20 de fevereiro de 2011

Apropriação do jardim do Museu da Cidade - 3/4

Os 5 “arquivos” possuem de um lado uma representação de uma parte do museu e no verso um texto de Arthur Schopenhauer («O mundo como vontade e representação, III, 39»  in «O sublime») escrito em tiras de cartolina laranja e duas faixas de velcro – transpondo uma ideia de perigo.
Assim sendo, a peça escultória que apresenta diferentes ambientes do jardim pela ordem de aparecimento numa incursão através da porta principal do museu (os pavões; a estátua do Eça de Queirós; o centro de exposições temporárias, que nesta altura apresentava uma exposição de fotografia sobre África; a fonte; e o Jardim Bordalo Pinheiro). Podemos dizer que a peça possui como “esqueleto” a parte do “arquivo” onde está escrito à mão o texto de Schopenhauer (ver em baixo). Esta referência aponta para o cerne selvático da natureza, mesmo quando artificialmente organizada sobre a forma de jardim.

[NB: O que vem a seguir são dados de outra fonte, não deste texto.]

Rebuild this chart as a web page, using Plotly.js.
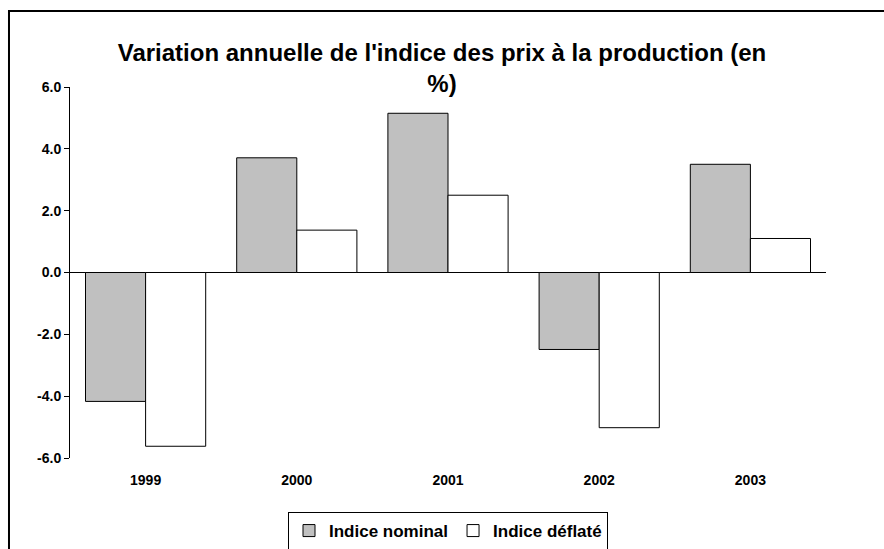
<!DOCTYPE html>
<html>
<head>
<meta charset="utf-8">
<script src="https://cdn.plot.ly/plotly-3.0.1.min.js"></script>
<style>html,body{margin:0;padding:0;background:#fff;}#chart{width:884px;height:549px;}</style>
</head>
<body>
<div id="chart"></div>
<script>
const years = ["1999", "2000", "2001", "2002", "2003"];
const nominal = [-4.17, 3.71, 5.15, -2.49, 3.5];
const deflated = [-5.62, 1.37, 2.5, -5.02, 1.1];
const seriesNames = ["Indice nominal", "Indice déflaté"];
const yTicks = [-6, -4, -2, 0, 2, 4, 6];
const yTickLabels = ["-6.0", "-4.0", "-2.0", "0.0", "2.0", "4.0", "6.0"];

const FONT = "Liberation Sans, Arial, sans-serif";

const traces = [
  {type: "bar", name: seriesNames[0], x: years, y: nominal,
   marker: {color: "#c0c0c0", line: {color: "#000", width: 1}}, hoverinfo: "x+y"},
  {type: "bar", name: seriesNames[1], x: years, y: deflated,
   marker: {color: "#ffffff", line: {color: "#000", width: 1}}, hoverinfo: "x+y"}
];

const layout = {
  width: 884, height: 549,
  margin: {l: 70, r: 58, t: 87, b: 91, autoexpand: false},
  paper_bgcolor: "#fff", plot_bgcolor: "#fff",
  font: {family: FONT, color: "#000"},
  title: {
    text: "<b>Variation annuelle de l'indice des prix à la production (en<br>%)</b>",
    font: {family: FONT, size: 24, color: "#000"},
    x: 0.5, xanchor: "center", y: 0.889, yanchor: "middle", yref: "container"
  },
  barmode: "group", bargap: 0.205, bargroupgap: 0,
  showlegend: true,
  legend: {
    orientation: "h", x: 0.5, xanchor: "center", y: -0.1456, yanchor: "top",
    bordercolor: "#000", borderwidth: 1, bgcolor: "#fff",
    font: {family: FONT, size: 17, color: "#000", weight: "bold"},
    itemwidth: 30, traceorder: "normal"
  },
  xaxis: {
    type: "category", showgrid: false, zeroline: false, showline: false,
    ticks: "", tickfont: {family: FONT, size: 14, color: "#000", weight: "bold"},
    ticklabelstandoff: 12
  },
  yaxis: {
    range: [-6, 6], tickvals: yTicks, ticktext: yTickLabels,
    showgrid: false, zeroline: true, zerolinecolor: "#000", zerolinewidth: 1,
    showline: true, linecolor: "#000", linewidth: 1,
    ticks: "outside", ticklen: 5, tickcolor: "#000",
    tickfont: {family: FONT, size: 14, color: "#000", weight: "bold"}
  },
  shapes: [{
    type: "rect", xref: "paper", yref: "paper",
    x0: -0.0807, x1: 1.3, y0: -0.5, y1: 1.2049,
    line: {color: "#000", width: 2}, layer: "below"
  }]
};

Plotly.newPlot("chart", traces, layout, {displayModeBar: false, staticPlot: true});
</script>
</body>
</html>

«A natureza em tempestuosa agitação; incerta luz entre nuvens de furacão, negras e ameaçadoras; rochas desleais, nuas e perigosas que tapam a vista com o seu volume; águas cachoantes e espumantes por todo o deserto e gemidos do vento que sopra nas gargantas. A nossa insuficiência, a nossa luta, com a natureza inimiga, a nossa vontade despedaçada manifestam-se a nós intuitivamente. Mas, enquanto a angústia pessoal não predominar, enquanto persistimos na contemplação estética, é o puro sujeito do conhecimento que olha através daquela luta da natureza (…) e [que], tranquilo, imperturbado e não envolvido nos objectos que são realmente ameaçadores medonhos para a vontade, capta as ideias. É precisamente neste contraste que está o sentimento do sublime. Mas mais poderosa ainda é a impressão, quando a batalha dos elementos desencadeados assume grandes proporções diante de um vasto mar em borrasca; ondas da altura de prédios sobem e descem, batem impetuosas contra a penedia, lançam ao céu as suas espumas; a tempestade brame, o mar ruge, raios coriscam das nuvens negras e o ribombar do trovão vence o bramido da tempestade e do mar. Perante esta cena, o espectador imperturbado adquire o conhecimento máximo do carácter duplo da sua consciência: sente-se como indivíduo, como lábil manifestação da vontade (…) e, simultaneamente, percebe-se como sujeito imortal, sereno do conhecer.»